At G8 and G20, the Streets are Empty: Let’s Hope the Promises Won’t Be
The G8 must commit new resources for maternal, newborn and child health, including all reproductive health services. Integrated sexual and reproductive health services have been proven to be cost-effective and to save lives.
I arrived in Toronto yesterday to cover the G8 and G20 Summits with civil society representatives from around the world. The streets of downtown Toronto are empty-the locals have fled, businesses have closed and boarded up their windows, employees are working from home, and my taxi driver told me he waited three hours to pick up a fare. There are police on most corners, more arriving in buses and motorcades, and fences have been erected around the area. The world leaders are arriving, but are out of sight.
Those of us representing civil society groups have been assigned to work in the “Alternative Media Center” which is across the street from The International Media Center, the “real” media center, separated by a busy street, more high fences, and concrete barricades. This means we have little or no access to international media outlets. Many of us who are activists and advocates pride ourselves on being a bit alternative, but in this case the Alternative Media Center is the Canadian government’s inelegant solution to concerns that civil society representatives from a broad range of issues would generate negative media coverage of G8 and G20 and their failure to meet past commitments. We are receiving the live news feed from the G8 meeting but there are no speakers so we are huddling around the televisions-the leaders need to speak up, literally and figuratively.

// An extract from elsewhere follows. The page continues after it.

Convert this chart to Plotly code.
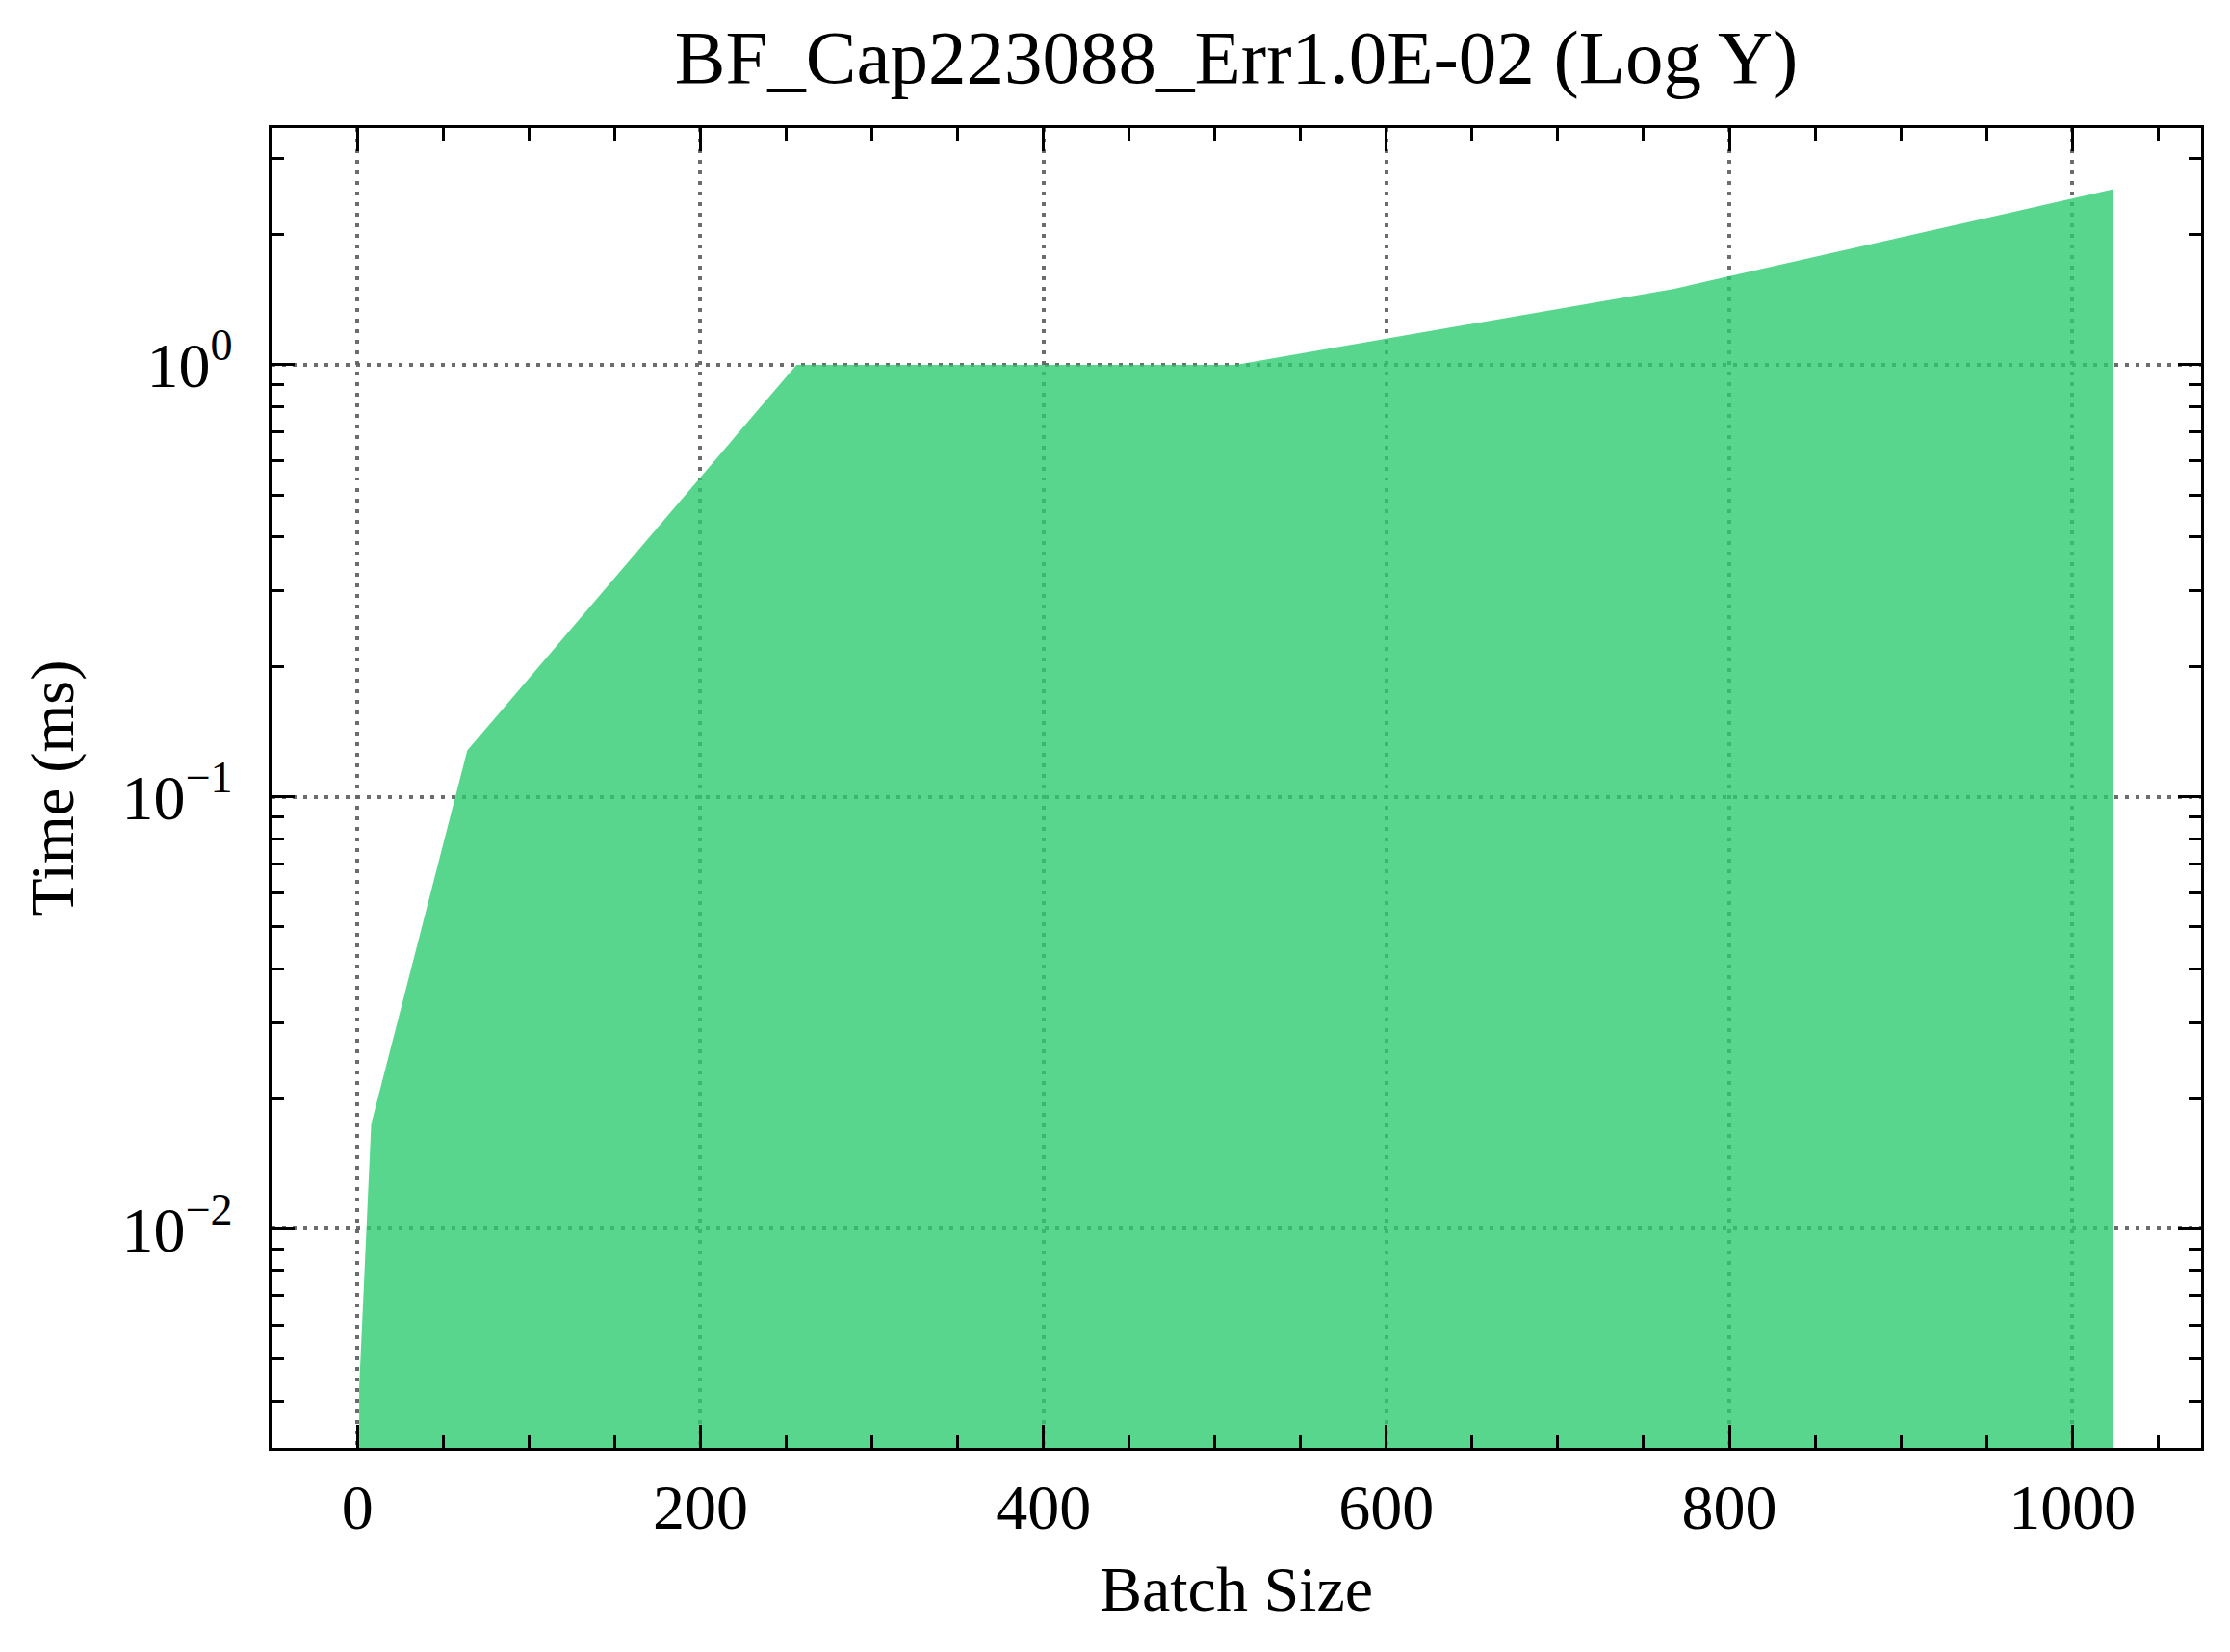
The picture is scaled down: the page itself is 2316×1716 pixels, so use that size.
import plotly.graph_objects as go

# Data
batch_size = [1, 8, 64, 256, 512, 768, 1024]
time_ms = [0.0043, 0.0175, 0.128, 1.0, 1.0, 1.5, 2.55]

x_major = [0, 200, 400, 600, 800, 1000]
y_major = [0.01, 0.1, 1]
y_major_text = ["10<sup>\u22122</sup>", "10<sup>\u22121</sup>", "10<sup>0</sup>"]
y_minor = [m * 10.0 ** e for e in (-3, -2, -1, 0) for m in range(2, 10)]

title_text = "BF_Cap223088_Err1.0E-02 (Log Y)"
x_title = "Batch Size"
y_title = "Time (ms)"

FONT = "Liberation Serif"
# the page body adds an 8px margin, so the figure is slightly smaller
W, H = 2308, 1700
ML, MR, MT, MB = 274, 30, 125, 204

fig = go.Figure()
fig.add_trace(go.Scatter(
    x=batch_size, y=time_ms, mode="lines", fill="tozeroy",
    line=dict(width=0, color="rgba(46,204,113,0.8)"),
    fillcolor="rgba(46,204,113,0.8)", showlegend=False,
))

axis_common = dict(
    showline=True, linecolor="black", linewidth=3.3, mirror="ticks",
    ticks="inside", ticklen=24, tickwidth=3.3, tickcolor="black",
    showgrid=True, gridcolor="rgba(100,100,100,0.95)", gridwidth=3.5,
    griddash="3.5px,7.5px", zeroline=False,
    tickfont=dict(family=FONT, size=66, color="black"),
)

fig.update_layout(
    width=W, height=H,
    margin=dict(l=ML, r=MR, t=MT, b=MB, pad=0),
    paper_bgcolor="white", plot_bgcolor="white",
    font=dict(family=FONT, color="black"),
    title=dict(text=title_text, x=(ML + (W - MR)) / 2 / W, xanchor="center",
               y=1 - 78 / H, yanchor="bottom", yref="container",
               font=dict(family=FONT, size=79, color="black")),
    xaxis=dict(
        range=[-50.15, 1075.15], tickmode="array", tickvals=x_major,
        ticktext=[str(v) for v in x_major],
        minor=dict(dtick=50, tick0=0, ticks="inside", ticklen=12.5,
                   tickwidth=3, tickcolor="black", showgrid=False),
        title=dict(text=x_title, font=dict(family=FONT, size=66, color="black"),
                   standoff=26),
        ticklabelstandoff=2,
        **axis_common,
    ),
    yaxis=dict(
        type="log", range=[-2.507, 0.548], tickmode="array",
        tickvals=y_major, ticktext=y_major_text,
        minor=dict(tickmode="array", tickvals=y_minor, ticks="inside",
                   ticklen=12.5, tickwidth=3, tickcolor="black", showgrid=False),
        title=dict(text=y_title, font=dict(family=FONT, size=64, color="black"),
                   standoff=30),
        ticklabelstandoff=24,
        **axis_common,
    ),
)

fig.write_html("out.html")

Apparently this isn’t the norm. “NGOs are profoundly disappointed with the tone the Canadian government has set by barring NGOs and civil society from the international media center for the first time in recent history,” wrote David Olson on Blog 4 Global Health. “In both L’Aquila, Italy and Pittsburgh last year, NGOs and media shared the same media center in a way that was mutually beneficial for both parties.”
Will the situation in the streets and where we work prove to be a metaphor for the next few days? Civil society is here but we don’t have a place at the G8 or G20 table and are limited in our ability to carry the demands of the world’s poor to the world leaders, and to the media. The world leaders are here but will they hide from the commitments they made to health at the Gleneagles Summit in 2005 and from making concrete new commitments to save the lives of women and children and address poverty globally? Will the G8 leaders commit to accountability mechanisms that are as strong as armed guards and high fences outside? A mechanism that would allow us to track progress on G8 commitments and to hold governments to actually fulfilling the promises they make?
Everyone is watching and waiting in the city today, wondering if there will be violence or if there will be Head of State sightings as motorcades roll past. Similarly, we are watching and waiting to learn what the G8 governments will commit to do to address the signature initiative of this G8, The Muskoka Initiative for maternal and child Health. The G8 must make a collective commitment to new resources for maternal, newborn and child health including reproductive health. This commitment must include access to integrated and cost-effective interventions which have been proven to save lives. It is time for the G8 to ensure that every pregnancy is wanted, every birth is safe, and every newborn and child is healthy. This morning, the Alternative Media Center was evacuated due to a bomb scare. I hope that means that some groups realize the voices in this building do have power, and that we will continue working to make our voices ant he voices of all of those we represent heard. We also hear the streets won’t be empty for long. Let’s hope that as the protestors flood the streets tomorrow, the G8 and G20 leaders will unleash a similarly powerful flow of real commitments to saving the lives of women and children. Soon the streets won’t be empty, and the promises must not be either.